Así, una persona puede dedicar su tiempo al ocio en diferentes manifestaciones culturales. Puede aprender a jugar ajedrez, salir a trotar por el parque o a excursiones campestres, dedicarse a voluntariados, leer libros, asistir a festivales de cine o, simplemente, sentarse en una silla a orar o meditar. Sin embargo, el ocio, a pesar de todo lo mencionado, tiene enemigos: nosotros mismos. Tildamos a quienes se detienen a mirar el mundo y reflexionar sobre él como sospechosos de improductividad. Cada vez que vemos gente contemplando un paisaje hermoso o conversando vívidamente cara a cara pensamos asombrados cómo pierden el tiempo. La lógica del éxito y del hombre productivo hacen ver al ocio bajo la lupa de la duda.
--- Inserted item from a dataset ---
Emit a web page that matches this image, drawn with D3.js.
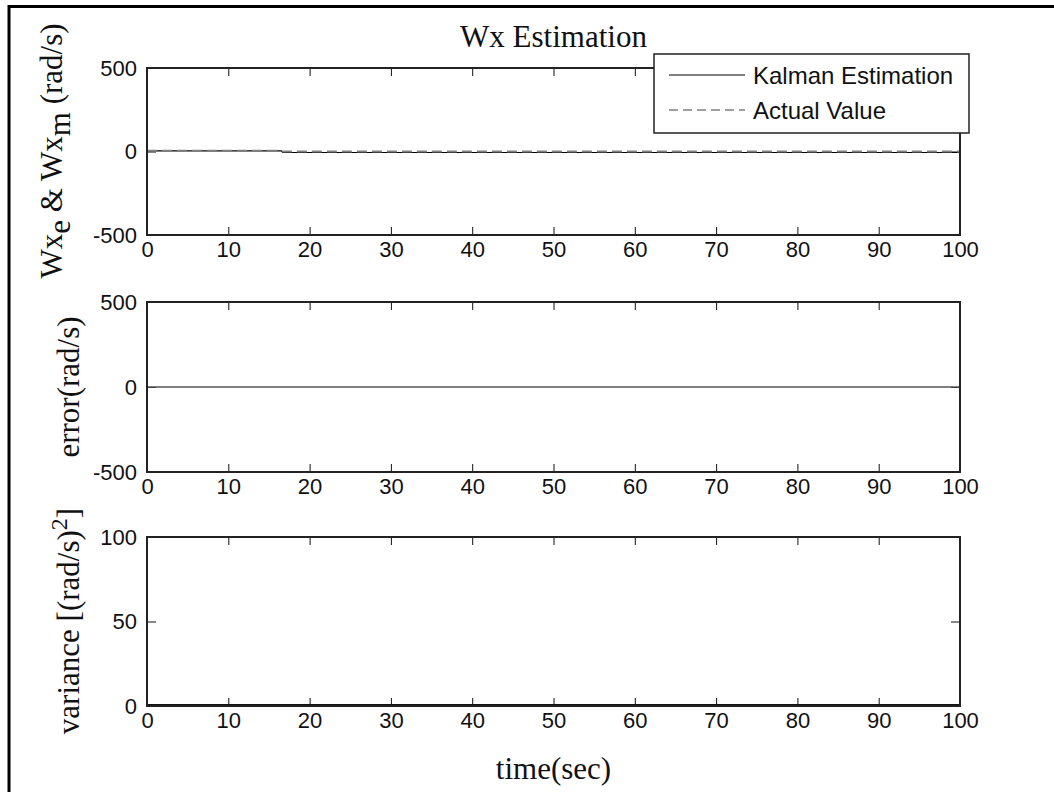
<!DOCTYPE html>
<html>
<head>
<meta charset="utf-8">
<script src="https://cdn.jsdelivr.net/npm/d3@7"></script>
<style>
  html, body { margin: 0; padding: 0; background: #fff; }
  svg { display: block; }
</style>
</head>
<body>
<svg id="fig" width="1054" height="792"></svg>
<script>
// Time breakpoints (s) and the signals sampled at them
const time       = [0, 16.5, 16.7, 100];
const kalmanEst  = [4, 4, -6, -6];      // Wx_e (rad/s)
const actualVal  = [4, 4, 0, 0];        // Wx_m (rad/s)
const errorVal   = [0, 0, 0, 0];        // error (rad/s)
const varianceVal = [0.9, 0.9, 0.9, 0.9]; // variance (rad/s)^2

const xTicks = [0, 10, 20, 30, 40, 50, 60, 70, 80, 90, 100];
const yTicksTop = [-500, 0, 500];
const yTicksMid = [-500, 0, 500];
const yTicksBot = [0, 50, 100];
const legendLabels = ["Kalman Estimation", "Actual Value"];

const svg = d3.select("#fig");
const W = 1054, H = 792;

// figure frame (clipped on the right and bottom)
svg.append("line").attr("x1", 9).attr("x2", W + 5).attr("y1", 6.5).attr("y2", 6.5)
  .attr("stroke", "#000").attr("stroke-width", 3);
svg.append("line").attr("x1", 9).attr("x2", 9).attr("y1", 5).attr("y2", H + 5)
  .attr("stroke", "#000").attr("stroke-width", 3);

const left = 147, right = 960;
const x = d3.scaleLinear().domain([0, 100]).range([left, right]);

const panels = [
  { top: 68, bottom: 235, domain: [-500, 500], ticks: yTicksTop },
  { top: 302, bottom: 472, domain: [-500, 500], ticks: yTicksMid },
  { top: 537, bottom: 706, domain: [0, 100], ticks: yTicksBot }
];

const tickFont = "'Liberation Sans', Arial, sans-serif";
const serif = "'Liberation Serif', 'Times New Roman', serif";
// plain hyphen for negative numbers
const fmt = d => String(d);

function styleAxis(g, showText) {
  g.select(".domain").remove();
  g.selectAll(".tick line").attr("stroke", "#111").attr("stroke-width", 1);
  g.selectAll(".tick text").attr("fill", "#111")
    .style("font-family", tickFont).style("font-size", "22px");
  if (!showText) g.selectAll(".tick text").remove();
}

panels.forEach(p => {
  p.y = d3.scaleLinear().domain(p.domain).range([p.bottom, p.top]);
  const g = svg.append("g");
  g.append("g").attr("transform", `translate(0,${p.bottom})`)
    .call(d3.axisBottom(x).tickValues(xTicks).tickFormat(fmt).tickSize(-8).tickSizeOuter(0).tickPadding(6))
    .call(a => styleAxis(a, true));
  g.append("g").attr("transform", `translate(0,${p.top})`)
    .call(d3.axisTop(x).tickValues(xTicks).tickSize(-8).tickSizeOuter(0))
    .call(a => styleAxis(a, false));
  g.append("g").attr("transform", `translate(${left},0)`)
    .call(d3.axisLeft(p.y).tickValues(p.ticks).tickFormat(fmt).tickSize(-9).tickSizeOuter(0).tickPadding(10))
    .call(a => styleAxis(a, true));
  g.append("g").attr("transform", `translate(${right},0)`)
    .call(d3.axisRight(p.y).tickValues(p.ticks).tickSize(-9).tickSizeOuter(0))
    .call(a => styleAxis(a, false));
  p.g = g;
});

function series(p, vals) {
  return d3.line().x((d, i) => x(time[i])).y(d => p.y(d))(vals);
}

// top panel: estimate vs actual
const p0 = panels[0];
p0.g.append("path").attr("d", series(p0, kalmanEst))
  .attr("fill", "none").attr("stroke", "#000").attr("stroke-width", 1.2);
p0.g.append("path").attr("d", series(p0, actualVal))
  .attr("fill", "none").attr("stroke", "#808080").attr("stroke-width", 2)
  .attr("stroke-dasharray", "10,5");

// middle panel: error
const p1 = panels[1];
p1.g.append("path").attr("d", series(p1, errorVal))
  .attr("fill", "none").attr("stroke", "#555").attr("stroke-width", 1.6);

// bottom panel: variance
const p2 = panels[2];
p2.g.append("path").attr("d", series(p2, varianceVal))
  .attr("fill", "none").attr("stroke", "#111").attr("stroke-width", 1.2);

// axes boxes drawn on top of the data
panels.forEach(p => {
  svg.append("rect").attr("x", left).attr("y", p.top)
    .attr("width", right - left).attr("height", p.bottom - p.top)
    .attr("fill", "none").attr("stroke", "#222").attr("stroke-width", 2);
});

// title
svg.append("text").attr("x", (left + right) / 2).attr("y", 47)
  .attr("text-anchor", "middle").style("font-family", serif).style("font-size", "31px")
  .attr("fill", "#111").text("Wx Estimation");

// y labels
function yLabel(cx, cy, build) {
  const t = svg.append("text")
    .attr("transform", `translate(${cx},${cy}) rotate(-90)`)
    .attr("text-anchor", "middle").style("font-family", serif).style("font-size", "31px")
    .attr("fill", "#111");
  build(t);
}
yLabel(62, 151, t => {
  t.append("tspan").text("Wx");
  t.append("tspan").attr("dy", 8).text("e");
  t.append("tspan").attr("dy", -8).text(" & Wx");
  t.append("tspan").attr("dy", 8).text("m");
  t.append("tspan").attr("dy", -8).text(" (rad/s)");
});
yLabel(79, 387, t => t.text("error(rad/s)"));
yLabel(79, 621, t => {
  t.append("tspan").text("variance [(rad/s)");
  t.append("tspan").attr("dy", -12).style("font-size", "24px").text("2");
  t.append("tspan").attr("dy", 12).text("]");
});

// x label
svg.append("text").attr("x", (left + right) / 2).attr("y", 779)
  .attr("text-anchor", "middle").style("font-family", serif).style("font-size", "31px")
  .attr("fill", "#111").text("time(sec)");

// legend
const lg = svg.append("g");
lg.append("rect").attr("x", 654).attr("y", 54).attr("width", 315).attr("height", 79)
  .attr("fill", "#fff").attr("stroke", "#222").attr("stroke-width", 1.5);
const rows = [
  { y: 75, stroke: "#000", w: 1.2, dash: null },
  { y: 110, stroke: "#808080", w: 1.6, dash: "9,5" }
];
rows.forEach((r, i) => {
  lg.append("line").attr("x1", 669).attr("x2", 745).attr("y1", r.y).attr("y2", r.y)
    .attr("stroke", r.stroke).attr("stroke-width", r.w)
    .attr("stroke-dasharray", r.dash);
  lg.append("text").attr("x", 753).attr("y", r.y + 9)
    .style("font-family", tickFont).style("font-size", "24px").attr("fill", "#111")
    .text(legendLabels[i]);
});
</script>
</body>
</html>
El profesor Roberto Igarza, en su libro Burbujas de ocio. Nuevas formas de consumo cultural (2012), ya advertía del ritmo de las grandes ciudades. Tratar de leer, componer, imaginar o escribir se están convirtiendo en tareas cada vez más complicadas de realizar. Casi parecen actividades de lujo. Necesitamos aprender a no sucumbir. Tenemos redes sociales y artilugios tecnológicos que más de las veces no sabemos utilizar. Estamos embriagados digitalmente y no queremos aceptar la realidad. Algunos países nórdicos ya han retirado de su sistema educativo las tabletas y laptops para sus jornadas escolares. El reciente apagón general en España permitió recordar cómo es una vida analógica, con unas horas de descanso de lo digital. El ocio no está peleado ni debe estarlo con la tecnología. Depende de nosotros saber orientar su uso para no caer en la ociosidad; debemos educar el ocio.